Twenty years later. Or almost. And at first sight, very little had changed. The sun, the dust and the smells are still oppressing the wanderer who dares taking a stroll in the early afternoon around the white and blue mosque on Place Rimbaud. The sellers in their colorful boubous are sitting next to their fruit and khat stalls. A green and white taxicab rides – who knows by which miracle- the empty Boulevard de la République. But wait, the open-air cinema L’Odéon has closed its doors. Young ladies step down from overcrowded minibuses with elegance and restraint.
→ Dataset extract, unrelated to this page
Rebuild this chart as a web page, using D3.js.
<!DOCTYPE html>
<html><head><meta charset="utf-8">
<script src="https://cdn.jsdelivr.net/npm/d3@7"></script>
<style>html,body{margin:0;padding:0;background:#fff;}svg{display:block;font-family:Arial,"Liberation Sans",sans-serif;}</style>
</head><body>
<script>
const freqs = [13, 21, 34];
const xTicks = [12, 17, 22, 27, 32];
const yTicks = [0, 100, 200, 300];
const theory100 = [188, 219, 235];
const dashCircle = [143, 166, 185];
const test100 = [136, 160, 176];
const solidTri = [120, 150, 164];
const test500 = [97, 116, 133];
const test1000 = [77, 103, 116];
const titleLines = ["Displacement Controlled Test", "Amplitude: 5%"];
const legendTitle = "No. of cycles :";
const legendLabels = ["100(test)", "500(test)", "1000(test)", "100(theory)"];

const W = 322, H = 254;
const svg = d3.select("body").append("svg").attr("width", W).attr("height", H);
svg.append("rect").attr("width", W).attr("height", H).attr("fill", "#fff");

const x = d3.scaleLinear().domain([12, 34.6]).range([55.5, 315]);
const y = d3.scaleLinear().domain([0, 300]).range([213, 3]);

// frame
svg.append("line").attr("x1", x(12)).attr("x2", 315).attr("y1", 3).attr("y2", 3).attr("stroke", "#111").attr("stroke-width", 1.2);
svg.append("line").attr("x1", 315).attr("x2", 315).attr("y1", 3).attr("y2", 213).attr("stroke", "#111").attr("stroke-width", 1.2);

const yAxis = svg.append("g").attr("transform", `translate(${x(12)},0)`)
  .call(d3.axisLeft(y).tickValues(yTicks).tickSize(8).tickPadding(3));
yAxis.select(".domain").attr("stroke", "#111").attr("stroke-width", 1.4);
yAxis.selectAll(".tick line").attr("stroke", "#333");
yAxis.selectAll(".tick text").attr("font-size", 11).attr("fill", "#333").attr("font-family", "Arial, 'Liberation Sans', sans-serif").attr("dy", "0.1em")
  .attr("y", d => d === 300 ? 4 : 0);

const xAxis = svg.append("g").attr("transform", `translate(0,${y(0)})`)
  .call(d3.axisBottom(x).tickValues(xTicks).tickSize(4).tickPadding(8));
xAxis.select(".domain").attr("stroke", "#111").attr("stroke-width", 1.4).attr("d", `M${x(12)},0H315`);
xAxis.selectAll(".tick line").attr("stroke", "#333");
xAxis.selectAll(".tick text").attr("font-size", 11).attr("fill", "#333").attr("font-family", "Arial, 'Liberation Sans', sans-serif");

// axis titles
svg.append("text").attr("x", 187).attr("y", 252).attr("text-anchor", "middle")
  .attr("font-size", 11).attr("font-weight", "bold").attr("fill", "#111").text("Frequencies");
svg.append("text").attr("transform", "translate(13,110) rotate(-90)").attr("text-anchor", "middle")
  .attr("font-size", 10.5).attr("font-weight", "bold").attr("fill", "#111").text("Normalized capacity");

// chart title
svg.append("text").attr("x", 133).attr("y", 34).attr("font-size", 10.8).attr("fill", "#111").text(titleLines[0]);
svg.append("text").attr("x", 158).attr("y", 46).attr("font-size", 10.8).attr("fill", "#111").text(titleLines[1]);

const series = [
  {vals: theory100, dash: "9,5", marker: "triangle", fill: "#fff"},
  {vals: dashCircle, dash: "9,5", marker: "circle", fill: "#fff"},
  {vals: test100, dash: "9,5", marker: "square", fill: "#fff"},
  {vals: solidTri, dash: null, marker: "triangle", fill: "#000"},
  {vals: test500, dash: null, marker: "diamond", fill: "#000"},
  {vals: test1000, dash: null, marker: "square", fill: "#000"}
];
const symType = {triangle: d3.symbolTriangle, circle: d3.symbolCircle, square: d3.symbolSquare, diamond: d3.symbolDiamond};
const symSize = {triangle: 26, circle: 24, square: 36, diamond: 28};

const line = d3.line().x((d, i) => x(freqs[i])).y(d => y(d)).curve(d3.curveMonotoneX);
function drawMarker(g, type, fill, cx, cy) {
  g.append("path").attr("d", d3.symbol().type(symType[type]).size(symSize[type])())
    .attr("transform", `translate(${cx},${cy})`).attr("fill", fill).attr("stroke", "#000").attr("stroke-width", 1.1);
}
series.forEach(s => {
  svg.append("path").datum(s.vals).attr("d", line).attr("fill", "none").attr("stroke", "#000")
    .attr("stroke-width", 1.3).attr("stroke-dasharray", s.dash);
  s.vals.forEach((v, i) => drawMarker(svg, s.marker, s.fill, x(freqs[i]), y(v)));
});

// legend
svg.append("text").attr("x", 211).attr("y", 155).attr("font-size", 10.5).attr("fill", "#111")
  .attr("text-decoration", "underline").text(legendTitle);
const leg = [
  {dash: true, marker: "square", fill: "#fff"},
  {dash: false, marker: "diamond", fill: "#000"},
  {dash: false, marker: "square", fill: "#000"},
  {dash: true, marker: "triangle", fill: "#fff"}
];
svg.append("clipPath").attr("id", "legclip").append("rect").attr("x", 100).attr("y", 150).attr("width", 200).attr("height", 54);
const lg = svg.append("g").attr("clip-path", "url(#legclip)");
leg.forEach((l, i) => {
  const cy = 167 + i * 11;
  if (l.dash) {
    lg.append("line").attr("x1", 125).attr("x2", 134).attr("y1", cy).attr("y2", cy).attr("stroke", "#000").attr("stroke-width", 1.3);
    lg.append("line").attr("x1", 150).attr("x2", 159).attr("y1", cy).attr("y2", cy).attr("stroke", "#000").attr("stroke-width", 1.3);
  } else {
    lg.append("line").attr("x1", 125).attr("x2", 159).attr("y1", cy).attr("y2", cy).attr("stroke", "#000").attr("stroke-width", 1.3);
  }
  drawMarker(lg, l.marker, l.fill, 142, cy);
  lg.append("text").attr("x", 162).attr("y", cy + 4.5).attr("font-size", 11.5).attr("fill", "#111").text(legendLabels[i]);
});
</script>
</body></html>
The arcades downtown around Place Ménélik are sleepy, maybe anticipating the night’s frenzy. The railway along the Siesta beach, now disused, is still the street children’s playground.
Even the room in which I lived for two years in the cathedral’s shadow did not change at all. It still has the same turquoise door and shutters and the moisture stains eating the white wall from the bottom. I could have taken the same picture when I arrived twenty years ago.
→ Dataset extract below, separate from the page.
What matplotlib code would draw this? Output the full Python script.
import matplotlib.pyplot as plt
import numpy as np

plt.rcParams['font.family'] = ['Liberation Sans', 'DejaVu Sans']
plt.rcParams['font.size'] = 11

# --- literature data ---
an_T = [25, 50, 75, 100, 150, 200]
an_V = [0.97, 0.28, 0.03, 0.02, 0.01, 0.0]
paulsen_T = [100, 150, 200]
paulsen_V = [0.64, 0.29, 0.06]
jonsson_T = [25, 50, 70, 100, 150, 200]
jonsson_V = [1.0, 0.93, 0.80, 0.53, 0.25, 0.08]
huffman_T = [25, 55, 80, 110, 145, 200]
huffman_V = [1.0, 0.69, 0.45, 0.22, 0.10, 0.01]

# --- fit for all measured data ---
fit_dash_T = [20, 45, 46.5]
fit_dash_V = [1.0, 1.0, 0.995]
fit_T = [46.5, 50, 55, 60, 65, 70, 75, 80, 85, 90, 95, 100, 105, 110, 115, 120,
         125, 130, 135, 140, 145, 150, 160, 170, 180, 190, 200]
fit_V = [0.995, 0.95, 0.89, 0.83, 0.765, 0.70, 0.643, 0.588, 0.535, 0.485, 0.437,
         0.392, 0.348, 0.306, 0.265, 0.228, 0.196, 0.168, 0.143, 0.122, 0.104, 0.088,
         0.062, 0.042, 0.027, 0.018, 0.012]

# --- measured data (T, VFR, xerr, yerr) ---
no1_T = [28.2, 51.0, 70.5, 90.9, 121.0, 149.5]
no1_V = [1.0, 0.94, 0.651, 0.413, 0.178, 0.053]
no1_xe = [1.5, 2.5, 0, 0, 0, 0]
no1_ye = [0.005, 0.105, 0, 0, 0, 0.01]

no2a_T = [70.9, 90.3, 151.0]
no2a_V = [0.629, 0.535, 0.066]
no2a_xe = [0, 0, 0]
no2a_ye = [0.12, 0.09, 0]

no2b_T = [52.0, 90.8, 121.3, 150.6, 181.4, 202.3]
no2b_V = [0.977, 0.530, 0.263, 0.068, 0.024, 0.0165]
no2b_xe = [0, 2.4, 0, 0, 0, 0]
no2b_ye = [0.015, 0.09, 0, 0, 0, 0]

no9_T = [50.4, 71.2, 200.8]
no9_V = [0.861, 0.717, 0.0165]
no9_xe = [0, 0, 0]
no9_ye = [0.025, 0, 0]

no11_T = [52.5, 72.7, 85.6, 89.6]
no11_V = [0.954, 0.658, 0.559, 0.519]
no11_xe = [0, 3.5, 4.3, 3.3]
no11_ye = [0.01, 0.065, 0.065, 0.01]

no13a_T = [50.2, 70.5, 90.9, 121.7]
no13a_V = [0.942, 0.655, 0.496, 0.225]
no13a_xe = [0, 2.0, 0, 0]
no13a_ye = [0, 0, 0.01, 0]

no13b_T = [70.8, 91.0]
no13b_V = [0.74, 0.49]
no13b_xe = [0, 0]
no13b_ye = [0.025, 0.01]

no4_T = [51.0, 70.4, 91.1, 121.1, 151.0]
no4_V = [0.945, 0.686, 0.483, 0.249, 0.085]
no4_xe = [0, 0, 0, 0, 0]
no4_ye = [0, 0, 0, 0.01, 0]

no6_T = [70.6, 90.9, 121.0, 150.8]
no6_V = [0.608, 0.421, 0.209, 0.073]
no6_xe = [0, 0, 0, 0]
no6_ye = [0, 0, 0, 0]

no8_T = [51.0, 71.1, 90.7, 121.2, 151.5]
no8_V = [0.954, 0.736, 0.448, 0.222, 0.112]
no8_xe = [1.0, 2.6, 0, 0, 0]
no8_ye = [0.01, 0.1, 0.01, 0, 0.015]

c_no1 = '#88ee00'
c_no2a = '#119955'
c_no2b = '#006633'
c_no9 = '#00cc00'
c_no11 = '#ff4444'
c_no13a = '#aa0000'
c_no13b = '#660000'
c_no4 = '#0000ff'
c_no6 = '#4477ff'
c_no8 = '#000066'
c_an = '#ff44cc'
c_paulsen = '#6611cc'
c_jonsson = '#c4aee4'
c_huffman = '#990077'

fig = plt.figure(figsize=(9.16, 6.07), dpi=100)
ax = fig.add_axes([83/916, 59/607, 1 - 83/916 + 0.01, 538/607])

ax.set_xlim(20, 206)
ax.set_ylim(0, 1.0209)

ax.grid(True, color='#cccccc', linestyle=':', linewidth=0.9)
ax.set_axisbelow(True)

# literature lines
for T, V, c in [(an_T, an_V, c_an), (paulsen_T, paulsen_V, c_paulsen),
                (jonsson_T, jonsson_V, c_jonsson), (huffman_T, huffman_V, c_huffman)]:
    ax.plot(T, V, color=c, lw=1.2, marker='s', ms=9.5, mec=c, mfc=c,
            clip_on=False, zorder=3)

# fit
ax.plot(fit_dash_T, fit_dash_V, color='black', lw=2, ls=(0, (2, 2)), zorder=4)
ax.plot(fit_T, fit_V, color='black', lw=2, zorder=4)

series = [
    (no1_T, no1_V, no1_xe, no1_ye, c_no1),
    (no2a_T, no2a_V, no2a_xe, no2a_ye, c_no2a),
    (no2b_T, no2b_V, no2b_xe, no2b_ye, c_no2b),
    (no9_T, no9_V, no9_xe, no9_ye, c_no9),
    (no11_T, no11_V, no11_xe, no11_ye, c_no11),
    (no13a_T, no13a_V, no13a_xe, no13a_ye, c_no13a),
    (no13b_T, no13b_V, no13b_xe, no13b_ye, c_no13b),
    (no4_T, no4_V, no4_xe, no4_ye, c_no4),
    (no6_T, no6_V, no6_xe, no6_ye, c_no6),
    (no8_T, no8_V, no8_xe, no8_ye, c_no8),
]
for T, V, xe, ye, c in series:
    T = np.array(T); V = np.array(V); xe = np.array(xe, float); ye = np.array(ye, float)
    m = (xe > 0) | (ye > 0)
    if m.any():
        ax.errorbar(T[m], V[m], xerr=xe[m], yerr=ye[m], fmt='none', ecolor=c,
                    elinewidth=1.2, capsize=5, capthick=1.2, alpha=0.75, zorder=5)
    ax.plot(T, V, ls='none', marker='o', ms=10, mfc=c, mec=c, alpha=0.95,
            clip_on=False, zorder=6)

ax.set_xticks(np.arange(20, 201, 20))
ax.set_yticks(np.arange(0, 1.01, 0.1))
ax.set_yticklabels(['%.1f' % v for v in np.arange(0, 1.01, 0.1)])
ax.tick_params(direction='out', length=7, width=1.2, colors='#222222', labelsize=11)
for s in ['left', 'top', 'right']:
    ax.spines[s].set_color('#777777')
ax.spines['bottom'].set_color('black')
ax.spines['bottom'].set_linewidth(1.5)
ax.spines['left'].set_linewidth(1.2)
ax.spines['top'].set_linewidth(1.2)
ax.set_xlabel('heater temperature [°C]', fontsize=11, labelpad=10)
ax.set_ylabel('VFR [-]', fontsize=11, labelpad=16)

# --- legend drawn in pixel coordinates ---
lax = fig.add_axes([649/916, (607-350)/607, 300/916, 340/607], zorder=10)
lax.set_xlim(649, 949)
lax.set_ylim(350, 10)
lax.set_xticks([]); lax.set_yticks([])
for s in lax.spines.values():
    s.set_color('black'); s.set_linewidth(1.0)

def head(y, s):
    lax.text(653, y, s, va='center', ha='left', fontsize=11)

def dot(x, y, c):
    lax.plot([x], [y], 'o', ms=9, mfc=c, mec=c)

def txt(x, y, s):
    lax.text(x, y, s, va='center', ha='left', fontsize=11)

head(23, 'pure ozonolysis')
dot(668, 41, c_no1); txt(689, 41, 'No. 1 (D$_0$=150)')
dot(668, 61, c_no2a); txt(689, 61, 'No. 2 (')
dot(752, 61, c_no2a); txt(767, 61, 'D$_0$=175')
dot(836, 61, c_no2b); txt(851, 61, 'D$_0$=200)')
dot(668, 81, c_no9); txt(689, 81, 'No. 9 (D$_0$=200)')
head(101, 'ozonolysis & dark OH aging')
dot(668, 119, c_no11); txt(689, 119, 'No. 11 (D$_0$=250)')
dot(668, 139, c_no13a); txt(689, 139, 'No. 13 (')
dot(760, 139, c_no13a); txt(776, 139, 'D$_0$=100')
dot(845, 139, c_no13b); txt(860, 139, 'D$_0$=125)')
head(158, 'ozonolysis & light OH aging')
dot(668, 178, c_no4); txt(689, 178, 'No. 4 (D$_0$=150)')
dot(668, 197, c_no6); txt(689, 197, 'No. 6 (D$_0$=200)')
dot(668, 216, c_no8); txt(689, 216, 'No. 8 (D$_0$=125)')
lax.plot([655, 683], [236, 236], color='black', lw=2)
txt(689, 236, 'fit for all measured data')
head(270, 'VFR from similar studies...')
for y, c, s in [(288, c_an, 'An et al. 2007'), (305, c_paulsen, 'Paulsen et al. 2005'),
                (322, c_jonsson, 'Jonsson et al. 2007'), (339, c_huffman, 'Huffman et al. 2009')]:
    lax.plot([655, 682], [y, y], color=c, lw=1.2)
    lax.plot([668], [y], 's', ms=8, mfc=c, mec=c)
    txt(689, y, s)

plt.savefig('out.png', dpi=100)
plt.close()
I read the first pages of « Passage of Tears », the beautiful novel by Djiboutian author Abdourahman Waberi, in front of my former office. The book offered me a striking parallel. Djibril, born and raised in Djibouti, made his life in Canada and the US. His wife is Canadian. After a long absence, he comes back to his childhood country for an intelligence mission. Investments are now burgeoning in Djibouti’s port. Navies from all over the world have understood the strategic potential of this little country guarding the Bab-el-Mandeb, « The Gate of Tears », the strait controlling the South of the Red Sea, opposite Yemen. In addition to the Somali pirates, it’s the fight against the Jihadists who has transformed this city-state into a hub for armies, drones and secret services. From that point of view, Djibouti changed a lot.
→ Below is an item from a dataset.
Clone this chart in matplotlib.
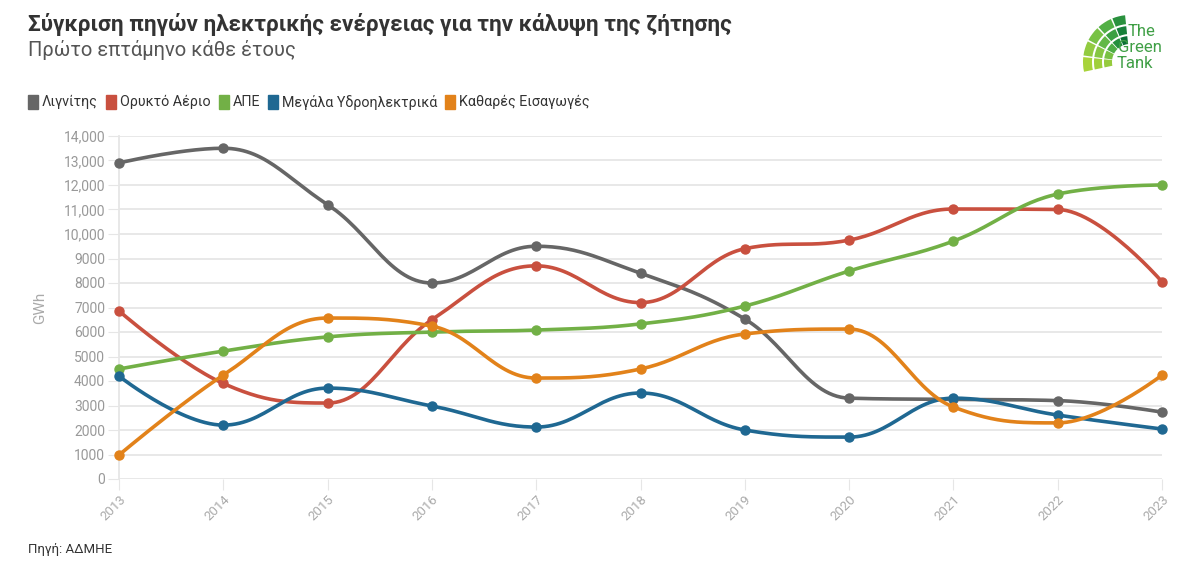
import numpy as np
import matplotlib
matplotlib.use("Agg")
import matplotlib.pyplot as plt
from matplotlib.patches import Wedge

plt.rcParams['font.family'] = ['Roboto', 'DejaVu Sans']

years = [2013, 2014, 2015, 2016, 2017, 2018, 2019, 2020, 2021, 2022, 2023]
lignite = [12900, 13500, 11200, 8000, 9500, 8400, 6530, 3300, 3250, 3200, 2730]
gas = [6860, 3900, 3100, 6500, 8700, 7200, 9400, 9750, 11020, 11000, 8050]
res = [4490, 5220, 5800, 6000, 6080, 6330, 7060, 8490, 9710, 11630, 12000]
hydro = [4200, 2200, 3710, 2980, 2120, 3510, 2000, 1710, 3300, 2610, 2040]
imports = [980, 4240, 6570, 6240, 4120, 4490, 5920, 6120, 2940, 2290, 4240]

series_names = ['Λιγνίτης', 'Ορυκτό Αέριο', 'ΑΠΕ', 'Μεγάλα Υδροηλεκτρικά', 'Καθαρές Εισαγωγές']
series_values = [lignite, gas, res, hydro, imports]
colors = ['#666666', '#c9503f', '#72b046', '#1f6892', '#e2821a']


def spline_path(xs, ys, smoothing=1.5, steps=30):
    # highcharts-style spline control points
    n = len(xs)
    rc = [(xs[i], ys[i]) for i in range(n)]
    lc = [(xs[i], ys[i]) for i in range(n)]
    for i in range(1, n - 1):
        px, py = xs[i], ys[i]
        lx, ly = xs[i - 1], ys[i - 1]
        nx, ny = xs[i + 1], ys[i + 1]
        d = smoothing + 1
        lcx = (smoothing * px + lx) / d
        lcy = (smoothing * py + ly) / d
        rcx = (smoothing * px + nx) / d
        rcy = (smoothing * py + ny) / d
        if rcx != lcx:
            corr = ((rcy - lcy) * (rcx - px)) / (rcx - lcx) + py - rcy
            lcy += corr
            rcy += corr
        if lcy > ly and lcy > py:
            lcy = max(ly, py)
            rcy = 2 * py - lcy
        elif lcy < ly and lcy < py:
            lcy = min(ly, py)
            rcy = 2 * py - lcy
        if rcy > ny and rcy > py:
            rcy = max(ny, py)
            lcy = 2 * py - rcy
        elif rcy < ny and rcy < py:
            rcy = min(ny, py)
            lcy = 2 * py - rcy
        lc[i] = (lcx, lcy)
        rc[i] = (rcx, rcy)
    out_x, out_y = [xs[0]], [ys[0]]
    t = np.linspace(0, 1, steps)[1:]
    for i in range(1, n):
        p0 = np.array([xs[i - 1], ys[i - 1]])
        p1 = np.array(rc[i - 1])
        p2 = np.array(lc[i])
        p3 = np.array([xs[i], ys[i]])
        pts = ((1 - t) ** 3)[:, None] * p0 + (3 * (1 - t) ** 2 * t)[:, None] * p1 \
            + (3 * (1 - t) * t ** 2)[:, None] * p2 + (t ** 3)[:, None] * p3
        out_x.extend(pts[:, 0])
        out_y.extend(pts[:, 1])
    return out_x, out_y


W, H = 1198, 575
fig = plt.figure(figsize=(W / 100, H / 100), dpi=100)
ax = fig.add_axes([119 / W, 1 - 479 / H, (1162 - 119) / W, (479 - 136) / H])

for name, vals, c in zip(series_names, series_values, colors):
    sx, sy = spline_path(years, vals)
    ax.plot(sx, sy, color=c, lw=2.6, solid_capstyle='round', zorder=3, clip_on=False)
    ax.plot(years, vals, 'o', color=c, ms=6.5, zorder=4, clip_on=False)

ax.set_xlim(2013, 2023)
ax.set_ylim(0, 14000)
yt = np.arange(0, 14001, 1000)
ax.set_yticks(yt)
ax.set_yticklabels([f'{v:,}' if v >= 10000 else str(v) for v in yt])
ax.set_xticks(years)
ax.set_xticklabels([str(y) for y in years], rotation=45, ha='right', rotation_mode='anchor')
ax.grid(axis='y', color='#e6e6e6', lw=1.3, zorder=0)
for s in ['top', 'right', 'bottom']:
    ax.spines[s].set_visible(False)
ax.spines['left'].set_color('#e6e6e6')
ax.spines['left'].set_linewidth(1.3)
ax.tick_params(axis='y', length=8, color='#e6e6e6', labelcolor='#999999', labelsize=10, pad=2)
ax.tick_params(axis='x', length=8, color='#e6e6e6', labelcolor='#aaaaaa', labelsize=9.5, pad=2)
ax.set_ylabel('GWh', color='#aaaaaa', fontsize=11, labelpad=12)

fig.text(28 / W, 1 - 24 / H, 'Σύγκριση πηγών ηλεκτρικής ενέργειας για την κάλυψη της ζήτησης',
         fontsize=16.2, fontweight='bold', color='#333333', va='center')
fig.text(28 / W, 1 - 50 / H, 'Πρώτο επτάμηνο κάθε έτους', fontsize=14.5, color='#555555', va='center')

# legend
lx = 28
for name, c in zip(series_names, colors):
    fig.patches.append(plt.Rectangle((lx / W, 1 - 109 / H), 10 / W, 14 / H, transform=fig.transFigure,
                                     color=c, figure=fig))
    t = fig.text((lx + 14) / W, 1 - 102 / H, name, fontsize=10.3, color='#333333', va='center')
    fig.canvas.draw()
    bb = t.get_window_extent()
    lx = bb.x1 + 8

fig.text(28 / W, 1 - 550 / H, 'Πηγή: ΑΔΜΗΕ', fontsize=9.5, color='#333333', va='center')

# logo (pixel coordinates, y measured upward)
lax = fig.add_axes([1078 / W, 1 - 80 / H, 50 / W, 70 / H])
lax.set_xlim(1078, 1128)
lax.set_ylim(H - 80, H - 10)
lax.axis('off')
cx, cy = 1130, H - 62
rings = [(18, 26), (28, 36), (38, 47)]
angles = [(96, 112), (114, 132), (134, 152), (154, 172), (174, 192)]
shades = [['#0b6e35', '#238f3c', '#4fae45', '#79c143', '#96cb3d'],
          ['#17803a', '#3ba042', '#63b846', '#86c642', '#a0cf3b'],
          ['#2a913e', '#52b045', '#78c245', '#92cb40', '#a8d33a']]
for r_i, (r0, r1) in enumerate(rings):
    for a_i, (a0, a1) in enumerate(angles):
        lax.add_patch(Wedge((cx, cy), r1, a0, a1, width=r1 - r0,
                            color=shades[r_i][a_i], lw=0, clip_on=False))
logo_green = '#3f9f45'
fig.text(1128 / W, 1 - 32 / H, 'The', fontsize=12, color=logo_green, va='center')
fig.text(1118 / W, 1 - 48 / H, 'Green', fontsize=12, color=logo_green, va='center')
fig.text(1117 / W, 1 - 63 / H, 'Tank', fontsize=12, color=logo_green, va='center')

fig.savefig('out.png', dpi=100)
Back in Djibouti, Djibril gradually leaves his mission’s tracks and is confronted with echoes and wounds from his childhood. The stories told by his grand-father Assod. His friendship with David, a Yemeni Jew. And above all the defining rivalry with Jamal, his twin brother. He will not see him, but his brother might be the one who observes him and has him followed from the high security jail at the end of the Goubet al-Kharab where he is locked as an Islamic radical. A prisoner who meanwhile discovers the journey of the German philosopher Walter Benjamin, his exile, his flight from occupied France to Spain in 1940 and finally his suicide in Port-Bou’s dead end.
Like Djibril coming back to his childhood’s places, I was returning briefly to one of my youth’s cherished places. Then as now, I couldn’t care less about the heath or the dirt. Most of the people who I had mingled with were gone. Some were dead, others had left the country. But I was finding back the same expressions, the same smiles, somewhat defying, somewhat flirtatious. Some Somali words were coming back on the tip of my tongue. I felt like a foreigner who very quickly finds his marks.
I was remembering the promised opportunities, measuring the journey accomplished, the choices made and the passages crossed. Not easy to look back without shedding some tears.